AUGUSTA — The Maine Legislature is again wrestling with whether to implement, delay or repeal a law passed by voters last November that made Maine the first state to approve a statewide ranked-choice voting system to elect legislators, the governor and members of Congress.
In 2017, the Legislature three times failed to reach consensus on what to do with the law, leaving next year’s primary and general elections in a kind of legal limbo.
The law is set to be used for the first time in the June 2018 primaries when Maine’s political parties will select candidates for those races. But last May, the state Supreme Judicial Court issued an advisory opinion to the state Senate, saying that if ranked-choice voting were used in the general election for governor or legislators, the results could be challenged in court because the system violates the Maine Constitution.
And on Monday, the Legislature’s Veterans and Legal Affairs Committee, after hours of public testimony, failed to reach consensus on a bill that would implement parts of the law that do not raise constitutional concerns, and delay the rest until voters could be asked to amend the constitution.
The hearing attracted a large turnout, including the authors and advocates for the bill, leaders of the campaign that put the ranked-choice question on the ballot, and dozens of residents who testified in support of ranked choice, which many say is needed to end what’s become an increasingly wide partisan divide both in Augusta and Washington.
But lawmakers on the 13-member committee ended the day with four options for the full Legislature: implementing parts of the law, repealing it, delaying implementation of the law until 2019, or delaying it until 2021, and repealing it if a constitutional amendment is not approved.
Former state Sen. Dick Woodbury, a Falmouth independent, urged the committee to adopt the new bill to protect its constitutional portions.
Woodbury pointed out that the ballot measure received the second highest vote total of statewide ballot measures in an election with a 73 percent voter turnout – the largest in Maine history. Just over 52 percent of Maine voters approved ranked choice.
He said those behind the measure were largely Maine residents and not “monied interests” from out of state.
“This was the most respectful, deliberative and pure exercise of American democracy that I have ever seen,” Woodbury said.
Opponents say implementing parts of the law would be costly and confusing to voters. Lawmakers were unable to agree on amending the law during the past session, which ended in August. But they are expected to try again during a special legislative session starting Oct. 23.
Under Maine’s previous voting system, candidates who got the highest vote totals were declared winners, even if they received less than 50 percent in a race with three or more contestants.
Under the ranked-choice system, voters would rank candidates in order of preference. If no one had more than 50 percent of the vote after the first count, the candidate with the fewest votes would be eliminated. Voters who chose the eliminated candidate would have their ballots added to the totals of their second-ranked candidates, and the ballots would be retabulated.
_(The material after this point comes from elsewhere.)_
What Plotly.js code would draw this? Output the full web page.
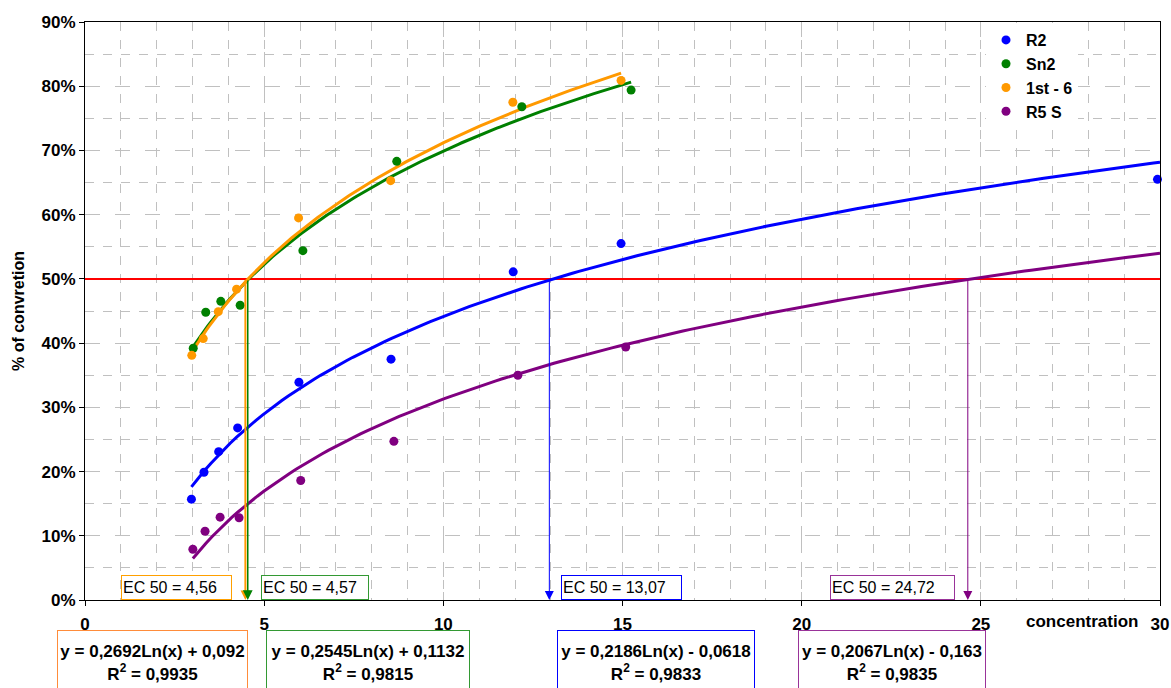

The process would continue until one candidate had a clear majority and was declared the winner.
Monday the committee also heard from Maine Deputy Secretary of State Julie Flynn, who said without legislation, the state would not have either the funds or the rule-making authority to implement ranked-choice voting by June.
And while about 90 percent of Maine voters used voting machines that could be reprogrammed to count ranked ballots, more that 240 of about 500 towns do not have the equipment and count ballots by hand.
State Sen. Garrett Mason, R-Lisbon, co-chairman of the committee, said he supports an outright repeal of the law based on a memo from Flynn that spelled out the Secretary of State’s Office’s concerns about implementing it.
Mason and other opponents believe, based on the court’s advisory ruling, that the law would be ruled unconstitutional if formally challenged, which could throw the 2018 election into chaos.
“I don’t care what side you are on on this issue. It ought to give you pause about implementing this law right away,” Mason said, adding that he would oppose the bill to partially implement the law. “I believe that doing two or three different voting ballots for an election is not orderly and it is not the right way to go about business at the ballot box.”
But others said the high court’s opinion in May was purely advisory and does not carry the weight of a formal ruling.
“The bill that the people passed at the ballot box is not unconstitutional, let me say that again, it is not unconstitutional because a court of competent jurisdiction has not ruled it to be such – so for me the debate about whether or not ranked-choice voting is good or bad was settled at the ballot box last November,” said state Rep. Craig Hickman, D-Winthrop. Hickman said if lawmakers believe the law requires a constitutional amendment it is their responsibility to give voters a chance to do that.
Under the state’s constitution, amendments are instituted by a two-thirds vote of the Legislature but they must be ratified by statewide vote in a November general election.
Other lawmakers, including the committee’s House co-chairman, Rep. Louie Luchini, D-Ellsworth, said they favor delaying implementation of the law so the Secretary of State’s Office has time to study how to fund and implement it.
Without two-thirds support in the Legislature for sending a constitutional amendment to voters, and without enough votes to overcome a likely veto by Gov. Paul LePage of a partial implementation law, Luchini said, delay, “is the political reality of something we can do to get (it) passed.”
Otherwise it will be in the court’s hands, Luchini said. “Leaving it up to the courts, in my view, is not responsible. It could be months after November before we know who the governor is.”